Пока я была в монастыре, туда никого не нанимали – всю работу делали послушницы и монахини, назначаемые для этого в свободное от учительских обязанностей время предприимчивой сестрой Кевин. Я ушам своим не поверила, когда спустя несколько лет после ухода из монастыря узнала, что моя семья была вынуждена вносить за меня плату как во время послушничества, так и все восемь с половиной лет до принятия мной последних обетов. Это было связано с тем, что у меня не было приданого; за мной стояло лишь стремление родителей завещать меня монастырю до самой смерти, а этого было явно не достаточно. Я и представления не имела об этом вымогательстве.
«Платят всегда бедняки, миссис ван Рэй, – сказала моей матери сестра, которую послали выполнить грязную работу по сбору денег. – Богатые могут не беспокоиться – они не платят никогда».
Кажется, приданого не было у довольно большого числа девушек, даже у тех, чьи семьи могли его обеспечить. Богатым хватило здравого смысла не уступить требованиям оплаты, когда их дочери отдают свои жизни Богу и бесконечной работе во имя Него.
Моей основной обязанностью являлось до блеска чистить коридоры и общие комнаты. Мне показали, как разбрасывать в начале коридора ненужную заварку и методично мести, чтобы влажные листья собирали всю пыль. Я научилась усмирять большую полировочную машину, выпрыгивавшую из неопытных рук, и ухаживать за резными столами из красного дерева, стульями времен королевы Анны и всем убранством пышных комнат, напоминавших двор короля Луи XIV (античные вазы были мне в новинку, а некоторые из них достигали трех футов высоты).
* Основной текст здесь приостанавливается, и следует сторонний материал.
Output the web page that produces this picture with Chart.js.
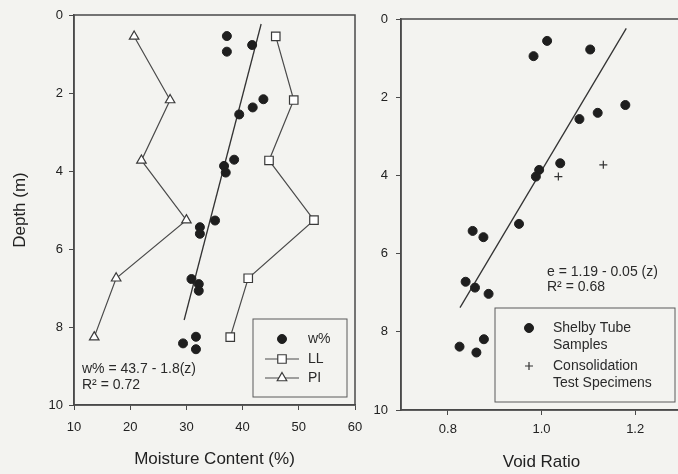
<!DOCTYPE html>
<html lang="en">
<head>
  <meta charset="UTF-8">
  <title>Moisture Content and Void Ratio vs Depth</title>

  <!-- Chart.js for the two profiles -->
  <script src="https://cdn.jsdelivr.net/npm/chart.js"></script>

  <style>
    html, body {
      margin: 0;
      padding: 0;
      background: #f3f3f0;
      overflow: hidden;
    }
    body {
      position: relative;
      width: 678px;
      height: 474px;
    }
    .panel {
      position: absolute;
      top: 0;
      height: 474px;
    }
    #left  { left: 0;     width: 365px; }
    #right { left: 330px; width: 360px; }
  </style>
</head>
<body>

  <div class="panel" id="left"><canvas id="moistureChart" width="365" height="474"></canvas></div>
  <div class="panel" id="right"><canvas id="voidChart" width="360" height="474"></canvas></div>

  <script>
    // ---- data ----

    // axis ticks
    const depthTicks = [0, 2, 4, 6, 8, 10];
    const moistTicks = [10, 20, 30, 40, 50, 60];
    const voidTicks = [0.8, 1.0, 1.2];

    // natural moisture content w% (shelby tube samples)
    const wDepth = [0.54, 0.94, 0.77, 2.16, 2.37, 2.55, 3.71, 3.87, 4.04, 5.27, 5.44, 5.61, 6.77, 6.90, 7.07, 8.25, 8.42, 8.57];
    const wValue = [37.2, 37.2, 41.7, 43.7, 41.8, 39.4, 38.5, 36.7, 37.0, 35.1, 32.4, 32.4, 30.9, 32.2, 32.2, 31.7, 29.4, 31.7];

    // liquid limit and plasticity index
    const limitDepth = [0.55, 2.18, 3.73, 5.26, 6.75, 8.26];
    const llValue = [45.9, 49.1, 44.7, 52.7, 41.0, 37.8];
    const piValue = [20.7, 27.1, 22.0, 30.0, 17.5, 13.6];

    // fitted line w% = 43.7 - 1.8(z), ends as drawn
    const wFitDepth = [0.23, 7.82];
    const wFitValue = [43.3, 29.6];

    // void ratio, shelby tube samples
    const shelbyDepth = [0.56, 0.95, 0.78, 2.20, 2.40, 2.56, 3.69, 3.86, 4.03, 5.24, 5.42, 5.58, 6.72, 6.87, 7.03, 8.19, 8.38, 8.53];
    const shelbyVoid = [1.012, 0.983, 1.104, 1.179, 1.120, 1.081, 1.040, 0.995, 0.988, 0.952, 0.853, 0.876, 0.838, 0.858, 0.887, 0.877, 0.825, 0.861];

    // void ratio, consolidation test specimens
    const consolDepth = [4.03, 3.73];
    const consolVoid = [1.036, 1.132];

    // fitted line e = 1.19 - 0.05(z), ends as drawn
    const eFitDepth = [0.24, 7.38];
    const eFitVoid = [1.181, 0.826];

    // ---- helpers ----
    const FONT = '"Liberation Sans", Arial, Helvetica, sans-serif';
    const INK = '#222';
    const LINE = '#4a4a4a';

    const pts = (xs, ys) => xs.map((x, i) => ({ x: x, y: ys[i] }));

    function axis(ticks, opts) {
      return {
        type: 'linear',
        min: opts.min,
        max: opts.max,
        reverse: !!opts.reverse,
        afterBuildTicks: s => { s.ticks = ticks.map(v => ({ value: v })); },
        afterFit: s => {
          // fixed box sizes so the plot area sits where it does in the figure
          if (opts.width) s.width = opts.width;
          if (opts.height) {
            s.height = opts.height;
            s.paddingLeft = 0;
            s.paddingRight = 0;
          }
        },
        border: { display: true, color: LINE, width: 1.5 },
        grid: { drawOnChartArea: false, drawTicks: true, tickLength: 5, color: LINE },
        ticks: {
          color: INK,
          padding: opts.pad,
          maxRotation: 0,
          font: { family: FONT, size: 13 },
          callback: opts.fmt || (v => v)
        },
        title: opts.title ? {
          display: true,
          text: opts.title,
          color: INK,
          font: { family: FONT, size: 17 },
          padding: opts.titlePad
        } : { display: false }
      };
    }

    // frame, equation text and legend box drawn inside the plot
    const panelDecor = {
      id: 'panelDecor',
      afterDatasetsDraw(chart, args, opts) {
        const ctx = chart.ctx;
        const a = chart.chartArea;
        ctx.save();

        ctx.strokeStyle = LINE;
        ctx.lineWidth = 1.5;
        ctx.strokeRect(a.left, a.top, a.right - a.left, a.bottom - a.top);

        ctx.font = '14px ' + FONT;
        ctx.fillStyle = '#2a2a2a';
        ctx.textBaseline = 'middle';
        opts.notes.forEach(n => ctx.fillText(n.text, n.x, n.y));

        const b = opts.box;
        ctx.lineWidth = 1;
        ctx.strokeStyle = '#5a5a5a';
        ctx.strokeRect(b.x, b.y, b.w, b.h);

        opts.items.forEach(it => {
          const ds = chart.data.datasets[it.dataset];
          if (it.line) {
            ctx.strokeStyle = ds.borderColor;
            ctx.lineWidth = ds.borderWidth;
            ctx.beginPath();
            ctx.moveTo(it.line[0], it.y);
            ctx.lineTo(it.line[1], it.y);
            ctx.stroke();
          }
          ctx.fillStyle = ds.pointBackgroundColor;
          ctx.strokeStyle = ds.pointBorderColor;
          ctx.lineWidth = ds.pointBorderWidth;
          Chart.helpers.drawPoint(ctx, {
            pointStyle: ds.pointStyle,
            radius: ds.pointRadius,
            borderWidth: ds.pointBorderWidth,
            rotation: 0
          }, it.mx, it.y);
          ctx.fillStyle = '#2a2a2a';
          it.text.forEach((t, k) => ctx.fillText(t, it.tx, it.y + k * 17));
        });

        ctx.restore();
      }
    };

    const common = {
      responsive: false,
      animation: false,
      events: [],
      plugins: { legend: { display: false }, tooltip: { enabled: false } }
    };

    // ---- left panel: moisture content ----
    new Chart(document.getElementById('moistureChart'), {
      type: 'scatter',
      data: {
        datasets: [
          {
            label: 'w%',
            data: pts(wValue, wDepth),
            pointStyle: 'circle',
            pointRadius: 4.5,
            pointBackgroundColor: '#1e1e1e',
            pointBorderColor: '#1e1e1e',
            pointBorderWidth: 1
          },
          {
            label: 'LL',
            data: pts(llValue, limitDepth),
            showLine: true,
            borderColor: LINE,
            borderWidth: 1.2,
            pointStyle: 'rect',
            pointRadius: 6,
            pointBackgroundColor: '#ffffff',
            pointBorderColor: '#3a3a3a',
            pointBorderWidth: 1.2
          },
          {
            label: 'PI',
            data: pts(piValue, limitDepth),
            showLine: true,
            borderColor: LINE,
            borderWidth: 1.2,
            pointStyle: 'triangle',
            pointRadius: 5.5,
            pointBackgroundColor: '#ffffff',
            pointBorderColor: '#3a3a3a',
            pointBorderWidth: 1.2
          },
          {
            label: 'fit',
            data: pts(wFitValue, wFitDepth),
            showLine: true,
            borderColor: '#333',
            borderWidth: 1.3,
            pointRadius: 0
          }
        ]
      },
      options: Object.assign({}, common, {
        layout: { padding: { top: 15, right: 10, left: 0, bottom: 0 } },
        scales: {
          x: axis(moistTicks, { min: 10, max: 60, height: 69, pad: 10, title: 'Moisture Content (%)', titlePad: { top: 0, bottom: 4 } }),
          y: axis(depthTicks, { min: 0, max: 10, reverse: true, width: 74, pad: 6, title: 'Depth (m)', titlePad: { top: 10, bottom: 0 } })
        },
        plugins: Object.assign({}, common.plugins, {
          panelDecor: {
            notes: [
              { text: 'w% = 43.7 - 1.8(z)', x: 82, y: 369 },
              { text: 'R\u00b2 = 0.72', x: 82, y: 385 }
            ],
            box: { x: 253, y: 319, w: 94, h: 78 },
            items: [
              { dataset: 0, mx: 282, tx: 308, y: 339, text: ['w%'] },
              { dataset: 1, mx: 282, tx: 308, y: 359, line: [265, 299], text: ['LL'] },
              { dataset: 2, mx: 282, tx: 308, y: 378, line: [265, 299], text: ['PI'] }
            ]
          }
        })
      }),
      plugins: [panelDecor]
    });

    // ---- right panel: void ratio ----
    new Chart(document.getElementById('voidChart'), {
      type: 'scatter',
      data: {
        datasets: [
          {
            label: 'Shelby Tube Samples',
            data: pts(shelbyVoid, shelbyDepth),
            pointStyle: 'circle',
            pointRadius: 4.5,
            pointBackgroundColor: '#1e1e1e',
            pointBorderColor: '#1e1e1e',
            pointBorderWidth: 1
          },
          {
            label: 'Consolidation Test Specimens',
            data: pts(consolVoid, consolDepth),
            pointStyle: 'cross',
            pointRadius: 4,
            pointBackgroundColor: '#333',
            pointBorderColor: '#333',
            pointBorderWidth: 1.2
          },
          {
            label: 'fit',
            data: pts(eFitVoid, eFitDepth),
            showLine: true,
            borderColor: '#333',
            borderWidth: 1.3,
            pointRadius: 0
          }
        ]
      },
      options: Object.assign({}, common, {
        layout: { padding: { top: 19, right: 8, left: 0, bottom: 0 } },
        scales: {
          x: axis(voidTicks, { min: 0.7, max: 1.3, height: 64, pad: 7, fmt: v => v.toFixed(1), title: 'Void Ratio', titlePad: { top: 0, bottom: 1 } }),
          y: axis(depthTicks, { min: 0, max: 10, reverse: true, width: 71, pad: 8 })
        },
        plugins: Object.assign({}, common.plugins, {
          panelDecor: {
            notes: [
              { text: 'e = 1.19 - 0.05 (z)', x: 217, y: 272 },
              { text: 'R\u00b2 = 0.68', x: 217, y: 287 }
            ],
            box: { x: 165, y: 308, w: 180, h: 94 },
            items: [
              { dataset: 0, mx: 199, tx: 223, y: 328, text: ['Shelby Tube', 'Samples'] },
              { dataset: 1, mx: 199, tx: 223, y: 366, text: ['Consolidation', 'Test Specimens'] }
            ]
          }
        })
      }),
      plugins: [panelDecor]
    });
  </script>

</body>
</html>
Если приходил посетитель, нас не должны были видеть за работой, но иногда встречи избежать не удавалось. Однажды, когда я протирала пол в коридоре, из зала появился важного вида мужчина, и я спряталась в ванную комнату настоятельницы, расположенную за дверью в том же коридоре. Эта ванная комната была просторным и запретным местом, обычно недоступным для таких простых уборщиц, как я. Мужчина, однако, собирался посетить именно ванну и был готов поспешно уйти, увидев там меня. Яростно вытирая пыль, я сказала, что уже заканчиваю, да и вообще – ничего страшного!
В трапезной, где мы ели, меня посещали тревожные чувства. У кандидаток была своя столовая дальше по коридору. Обычно процесс принятия пищи контролировала наша наставница, и мы получали от нее некоторые указания. Основательницей нашего ордена была француженка, но этикет в принадлежавших ордену монастырях был поистине викторианским. Трапеза проходила нервно и мучительно. Однажды наставница ела яблоко ножом и вилкой. Я считала себя несведущей в манерах поведения за столом и предполагала, что все, кроме меня, дочери садовника, отлично в этом разбираются. Однако разве кто-то ел дома апельсин ложкой или яблоко – ножом и вилкой? Поэтому все мы чувствовали себя примерно одинаково, искоса наблюдая за манерами соседок.